La fermeté du gouvernement face aux manifestations contre la réforme des retraites est surprenante. On ne sait pas si elle cache une fragilité interne ou si Jean-Pierre Raffarin ira au bout de son projet quoi qu'il en coûte.
Car s'il y va, il en coûtera. Certes, François Fillon a obtenu la signature de la CFDT, dont la cohésion interne est elle-même menacée par l'agitation des militants qui ne sont pas du tout d'accord avec leur chef. Certes, les manifestants - et plus particulièrement les enseignants - se sont livrés à un travail de désinformation qui en aura bouché un coin à ce grand communicateur qu'est M. Raffarin. Certes, l'autodafé du livre de Luc Ferry ne place pas les profs sous leur meilleur jour. Certes, Marc Blondel, le Monsieur niet du syndicalisme, n'envisage pas de grève générale. Certes, les alternatives à la réforme, toutes axées sur une taxation accrue, ne sont pas économiquement crédibles. Certes, il n'est pas sûr que ceux qui manifestent, aussi nombreux qu'ils soient, représentent une majorité. Mais enfin le Premier ministre est un peu dans la position où se trouvait Tony Blair il y a quelques semaines : il fait une politique rejetée par le plus grand nombre de ses concitoyens.
Une stratégie évidente
MM. Raffarin, Fillon et Ferry mettent en uvre une stratégie qui n'est pas secrète : ils estiment que la phase sociale du conflit est passée, que tout a été dit entre le gouvernement et les syndicats et qu'il appartient maintenant au Parlement de se prononcer. Quand M. Blondel refuse de « politiser » la crise, le gouvernement lui répond le contraire. Le mois de juin sera chaotique, la loi sera néanmoins adoptée et les vacances auront ensuite leur effet traditionnellement apaisant. A la rentrée, la réforme des retraites sera digérée.

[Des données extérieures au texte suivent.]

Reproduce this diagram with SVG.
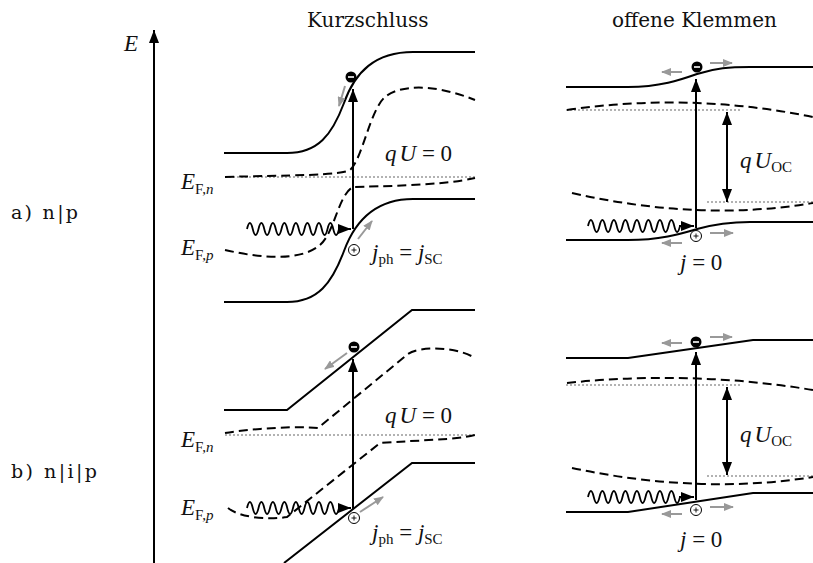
<svg xmlns="http://www.w3.org/2000/svg" width="813" height="563" viewBox="0 0 813 563">
<style>
.band{fill:none;stroke:#000;stroke-width:2}
.dash{fill:none;stroke:#000;stroke-width:2;stroke-dasharray:9 5}
.dot{fill:none;stroke:#999;stroke-width:1.6;stroke-dasharray:2 2}
.arr{fill:none;stroke:#000;stroke-width:2;marker-end:url(#ah)}
.dbl{fill:none;stroke:#000;stroke-width:2;marker-end:url(#ah);marker-start:url(#ahs)}
.wave{fill:none;stroke:#000;stroke-width:1.8}
.gr{fill:none;stroke:#999;stroke-width:2;marker-end:url(#gh)}
.txt{font-family:"DejaVu Serif","Liberation Serif",serif;font-size:19px;fill:#111}
.ttl{font-size:20px}
.m{font-family:"Liberation Serif","DejaVu Serif",serif;font-size:23px;fill:#111}
.it{font-style:italic}
.sub{font-size:15px}
.el{fill:#000}
.ho{fill:#fff;stroke:#000;stroke-width:1}
</style>
<defs>
<marker id="ah" markerUnits="userSpaceOnUse" markerWidth="14" markerHeight="10" refX="13" refY="5" orient="auto"><path d="M0,0 L13,5 L0,10 z" fill="#000"/></marker>
<marker id="ahs" markerUnits="userSpaceOnUse" markerWidth="14" markerHeight="10" refX="0" refY="5" orient="auto"><path d="M13,0 L0,5 L13,10 z" fill="#000"/></marker>
<marker id="gh" markerUnits="userSpaceOnUse" markerWidth="10" markerHeight="8" refX="9" refY="4" orient="auto"><path d="M0,0 L10,4 L0,8 z" fill="#999"/></marker>
<g id="elec"><circle r="5.5" class="el"/><line x1="-3" y1="0" x2="3" y2="0" stroke="#fff" stroke-width="1.6"/></g>
<g id="hole"><circle r="5.5" class="ho"/><line x1="-2.5" y1="0" x2="2.5" y2="0" stroke="#000" stroke-width="0.9"/><line x1="0" y1="-2.5" x2="0" y2="2.5" stroke="#000" stroke-width="0.9"/></g>
<path id="wv" d="M0,0 q2.9,-12 5.75,0 t5.75,0 t5.75,0 t5.75,0 t5.75,0 t5.75,0 t5.75,0 t5.75,0 t5.75,0 t5.75,0 t5.75,0 t5.75,0 t5.75,0 t5.75,0 t5.75,0 t5.75,0"/>
</defs>

<g id="axis">
<line x1="154" y1="563" x2="154" y2="30" class="arr"/>
<text x="124" y="51" class="m it">E</text>
</g>

<g id="titles">
<text x="307" y="27" class="txt ttl">Kurzschluss</text>
<text x="612" y="27" class="txt ttl">offene Klemmen</text>
<text x="11" y="219" class="txt" textLength="67" lengthAdjust="spacing">a) n|p</text>
<text x="11" y="478" class="txt" textLength="86" lengthAdjust="spacing">b) n|i|p</text>
</g>

<g id="labels">
<text x="181" y="189" class="m"><tspan class="it">E</tspan><tspan class="sub" dy="5">F,</tspan><tspan class="sub it">n</tspan></text>
<text x="181" y="255" class="m"><tspan class="it">E</tspan><tspan class="sub" dy="5">F,</tspan><tspan class="sub it">p</tspan></text>
<text x="181" y="447" class="m"><tspan class="it">E</tspan><tspan class="sub" dy="5">F,</tspan><tspan class="sub it">n</tspan></text>
<text x="181" y="515" class="m"><tspan class="it">E</tspan><tspan class="sub" dy="5">F,</tspan><tspan class="sub it">p</tspan></text>
</g>

<g id="panel-a-ks">
<path class="band" d="M224,153 L287,153 C318,153 332,135 344,103 C355,72 375,52 413,52 L475,52"/>
<path class="band" d="M224,302 L287,302 C318,302 332,283 344,251 C355,221 375,199 413,199 L475,199"/>
<path class="dot" d="M225,177 L475,177"/>
<path class="dash" d="M225,177 C290,175 338,176 350,170 C362,160 370,110 385,97 C398,86 430,82 475,100"/>
<path class="dash" d="M225,250 C260,258 300,262 320,245 C335,232 338,195 353,187 C380,186 440,186 475,178"/>
<line class="arr" x1="353" y1="229" x2="353" y2="89"/>
<use href="#wv" x="247" y="229" class="wave"/>
<line class="arr" x1="338" y1="229" x2="351" y2="229"/>
<use href="#elec" x="351" y="77"/>
<use href="#hole" x="354" y="250"/>
<line class="gr" x1="345" y1="86" x2="339" y2="106"/>
<line class="gr" x1="358" y1="239" x2="372" y2="221"/>
<text x="385" y="161" class="m"><tspan class="it">q</tspan><tspan class="it" dx="3">U</tspan> = 0</text>
<text x="372" y="260" class="m"><tspan class="it">j</tspan><tspan class="sub" dy="4">ph</tspan><tspan dy="-4"> = </tspan><tspan class="it">j</tspan><tspan class="sub" dy="4">SC</tspan></text>
</g>

<g id="panel-a-oc">
<path class="band" d="M566,87 L628,87 C660,87 680,80 697,74 C715,68 730,67 750,67 L813,67"/>
<path class="band" d="M566,240 L628,240 C660,240 680,234 697,229 C715,224 730,222 750,222 L813,222"/>
<path class="dot" d="M566,110 L740,110"/>
<path class="dot" d="M707,202 L813,202"/>
<path class="dash" d="M567,110 Q690,92 813,117"/>
<path class="dash" d="M572,193 Q700,222 813,203"/>
<line class="arr" x1="696" y1="228" x2="696" y2="79"/>
<line class="dbl" x1="727" y1="112" x2="727" y2="202"/>
<use href="#wv" x="588" y="226" class="wave"/>
<line class="arr" x1="679" y1="226" x2="694" y2="226"/>
<use href="#elec" x="697" y="67"/>
<use href="#hole" x="696" y="236"/>
<line class="gr" x1="682" y1="72" x2="662" y2="72"/>
<line class="gr" x1="710" y1="63" x2="732" y2="63"/>
<line class="gr" x1="710" y1="233" x2="733" y2="233"/>
<line class="gr" x1="682" y1="243" x2="662" y2="243"/>
<text x="740" y="168" class="m"><tspan class="it">q</tspan><tspan class="it" dx="3">U</tspan><tspan class="sub" dy="4">OC</tspan></text>
<text x="680" y="270" class="m"><tspan class="it">j</tspan> = 0</text>
</g>

<g id="panel-b-ks">
<path class="band" d="M224,410 L287,410 L412,310 L475,310"/>
<path class="band" d="M284,563 L412,463 L475,463"/>
<path class="dot" d="M225,435 L475,435"/>
<path class="dash" d="M225,433 C255,428 300,426 318,428 L408,354 C420,346 455,346 475,358"/>
<path class="dash" d="M228,508 C240,518 270,520 287,517 L380,443 C420,440 455,440 475,435"/>
<line class="arr" x1="353" y1="509" x2="353" y2="359"/>
<use href="#wv" x="247" y="508" class="wave"/>
<line class="arr" x1="338" y1="508" x2="351" y2="508"/>
<use href="#elec" x="354" y="347"/>
<use href="#hole" x="354" y="518"/>
<line class="gr" x1="347" y1="353" x2="325" y2="369"/>
<line class="gr" x1="360" y1="512" x2="383" y2="497"/>
<text x="385" y="423" class="m"><tspan class="it">q</tspan><tspan class="it" dx="3">U</tspan> = 0</text>
<text x="372" y="540" class="m"><tspan class="it">j</tspan><tspan class="sub" dy="4">ph</tspan><tspan dy="-4"> = </tspan><tspan class="it">j</tspan><tspan class="sub" dy="4">SC</tspan></text>
</g>

<g id="panel-b-oc">
<path class="band" d="M566,358 L628,358 L753,340 L813,340"/>
<path class="band" d="M566,512 L628,512 L753,493 L813,493"/>
<path class="dot" d="M566,385 L740,385"/>
<path class="dot" d="M707,476 L813,476"/>
<path class="dash" d="M567,383 Q690,370 813,390"/>
<path class="dash" d="M572,468 Q700,495 813,477"/>
<line class="arr" x1="696" y1="500" x2="696" y2="352"/>
<line class="dbl" x1="727" y1="387" x2="727" y2="475"/>
<use href="#wv" x="588" y="497" class="wave"/>
<line class="arr" x1="679" y1="497" x2="694" y2="497"/>
<use href="#elec" x="696" y="342"/>
<use href="#hole" x="696" y="510"/>
<line class="gr" x1="682" y1="343" x2="662" y2="343"/>
<line class="gr" x1="710" y1="337" x2="732" y2="337"/>
<line class="gr" x1="710" y1="507" x2="733" y2="507"/>
<line class="gr" x1="682" y1="514" x2="662" y2="514"/>
<text x="740" y="442" class="m"><tspan class="it">q</tspan><tspan class="it" dx="3">U</tspan><tspan class="sub" dy="4">OC</tspan></text>
<text x="680" y="547" class="m"><tspan class="it">j</tspan> = 0</text>
</g>
</svg>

C'est un plan que peuvent contrecarrer beaucoup d'événements. Trop heureuse de trouver un os à ronger, la gauche désunie se rassemble contre le projet, en rajoute sans vergogne, prend la tête des défilés. Depuis sa défaite, elle s'est radicalisée. Elle rejoint l'idée d'un financement des retraites par une taxation accrue du capital. Et d'ailleurs, Elisabeth Guigou rappelle que le gouvernement Jospin a créé à cet effet une taxe de 0,2 % sur tous les revenus. Le gouvernement précédent parlait d'une cagnotte de mille milliards de francs en 2020. C'est le même gouvernement qui a utilisé le produit de la CRDS, censée rembourser la dette nationale au titre des déficits de l'assurance-maladie, à d'autres fins budgétaires. Le fonds de retraite subira le même sort avant 2020 et, de toute façon, comme l'a expliqué François Fillon, le capital doit servir aux investissements, donc aux créations d'emplois, pas à payer les retraites. On ne peut pas continuer à augmenter indéfiniment le niveau des prélèvements obligatoires, il est déjà intolérable. Enfin, il n'y a pas que les retraites, il y a aussi la santé, et Jean-François Mattei ne peut plus écarter une hausse de la CSG pour combler les 10 milliards d'euros de déficit de l'assurance-maladie pour 2002 et 2003. En d'autres termes, la hausse des prélèvements accompagnera la prolongation des carrières, en dépit de la volonté du gouvernement de réduire les dépenses de l'Etat.
Pas d'alternative
La réforme des retraites est indispensable et inéluctable. Tous ceux qui préconisent de ramener le nombre des années de cotisations à 37,5 ans, de taxer le capital ou les revenus du capital, d'augmenter encore les dépenses de l'Etat proposent en fait la disparition à terme du régime par répartition. Tous ceux qui présentent leur vie professionnelle comme un enfer ont oublié les drames historiques que le pays a vécus plus récemment qu'ils ne le croient et que, ce qui compte, c'est moins la retraite que la hausse du niveau de vie et la disparition du chômage. Mais, pour gouverner, il ne suffit pas d'avoir raison. Il faut convaincre une majorité de Français.